Task goal = Begin at the top of the records below and return each line exactly through the line with "31, 31, 19]". Skip pictures.

Source material =
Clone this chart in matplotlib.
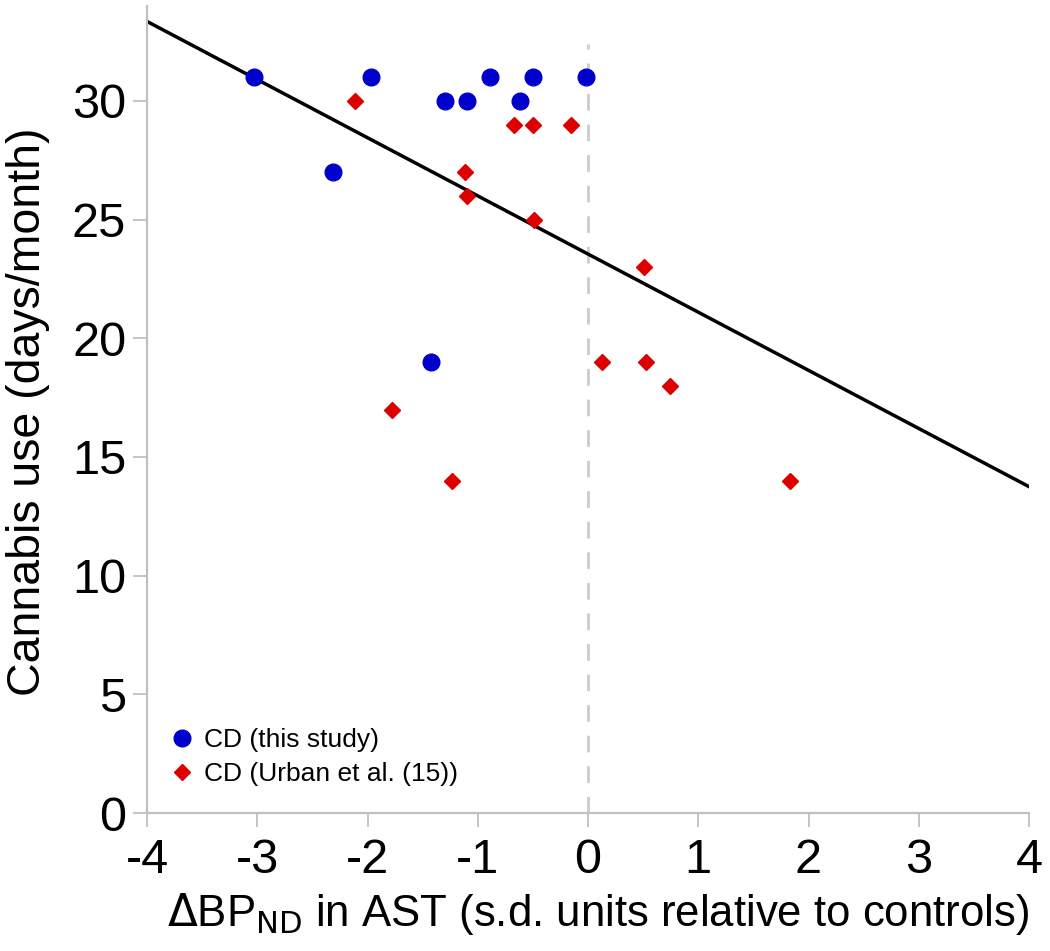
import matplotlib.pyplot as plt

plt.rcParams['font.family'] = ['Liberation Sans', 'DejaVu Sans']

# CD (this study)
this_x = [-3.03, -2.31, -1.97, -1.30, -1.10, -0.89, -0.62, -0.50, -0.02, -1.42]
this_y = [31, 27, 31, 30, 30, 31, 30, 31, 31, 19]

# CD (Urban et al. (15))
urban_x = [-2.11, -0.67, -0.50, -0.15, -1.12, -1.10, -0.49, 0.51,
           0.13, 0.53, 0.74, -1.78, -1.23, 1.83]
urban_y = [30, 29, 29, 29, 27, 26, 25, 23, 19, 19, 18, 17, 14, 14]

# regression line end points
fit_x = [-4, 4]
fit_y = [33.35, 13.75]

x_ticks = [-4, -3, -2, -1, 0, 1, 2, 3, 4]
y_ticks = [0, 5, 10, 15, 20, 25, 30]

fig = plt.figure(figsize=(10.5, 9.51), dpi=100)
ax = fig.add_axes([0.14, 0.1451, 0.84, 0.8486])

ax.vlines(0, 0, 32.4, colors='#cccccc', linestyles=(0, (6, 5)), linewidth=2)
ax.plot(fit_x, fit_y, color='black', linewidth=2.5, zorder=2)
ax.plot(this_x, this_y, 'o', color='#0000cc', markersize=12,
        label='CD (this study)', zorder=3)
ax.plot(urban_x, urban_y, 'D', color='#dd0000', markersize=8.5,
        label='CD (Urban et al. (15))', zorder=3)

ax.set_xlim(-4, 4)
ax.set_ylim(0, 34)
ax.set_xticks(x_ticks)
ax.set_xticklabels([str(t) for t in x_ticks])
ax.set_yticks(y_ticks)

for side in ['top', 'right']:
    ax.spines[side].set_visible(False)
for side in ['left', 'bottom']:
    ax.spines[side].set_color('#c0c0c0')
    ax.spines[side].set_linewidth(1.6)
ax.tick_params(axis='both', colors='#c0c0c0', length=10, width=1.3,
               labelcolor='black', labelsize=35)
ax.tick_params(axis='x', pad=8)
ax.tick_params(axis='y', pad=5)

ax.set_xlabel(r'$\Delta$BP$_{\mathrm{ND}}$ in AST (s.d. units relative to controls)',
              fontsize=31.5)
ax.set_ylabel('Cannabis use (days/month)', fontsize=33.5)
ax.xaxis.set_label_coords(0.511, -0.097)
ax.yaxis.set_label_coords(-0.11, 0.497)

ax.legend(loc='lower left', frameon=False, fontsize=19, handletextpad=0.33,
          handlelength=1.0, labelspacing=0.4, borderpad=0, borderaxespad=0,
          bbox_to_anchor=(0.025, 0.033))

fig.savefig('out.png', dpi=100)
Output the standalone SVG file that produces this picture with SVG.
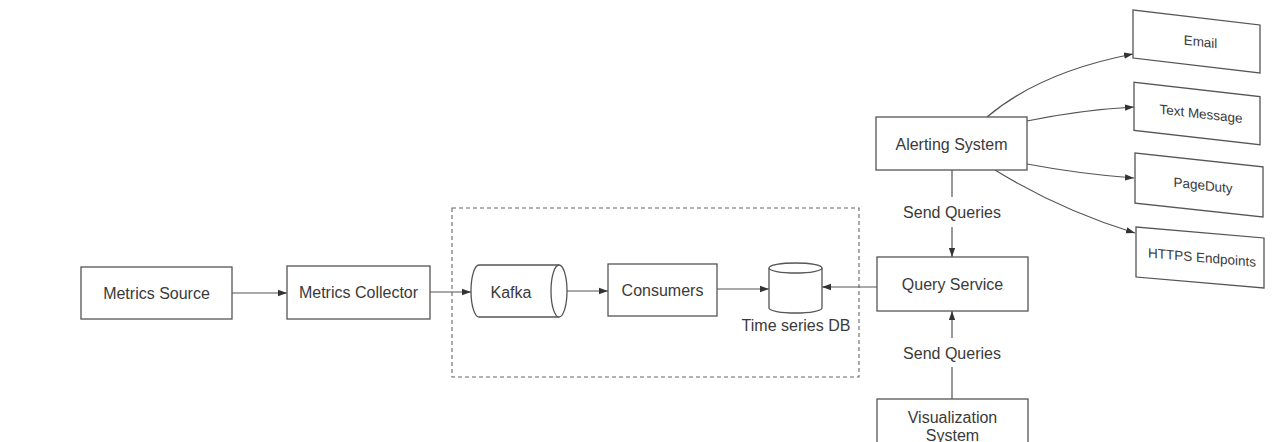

Reply =
Clone this chart in matplotlib.
import matplotlib.pyplot as plt

plt.rcParams['font.family'] = ['Liberation Sans', 'DejaVu Sans']

# CD (this study)
this_x = [-3.03, -2.31, -1.97, -1.30, -1.10, -0.89, -0.62, -0.50, -0.02, -1.42]
this_y = [31, 27, 31, 30, 30, 31, 30, 31, 31, 19]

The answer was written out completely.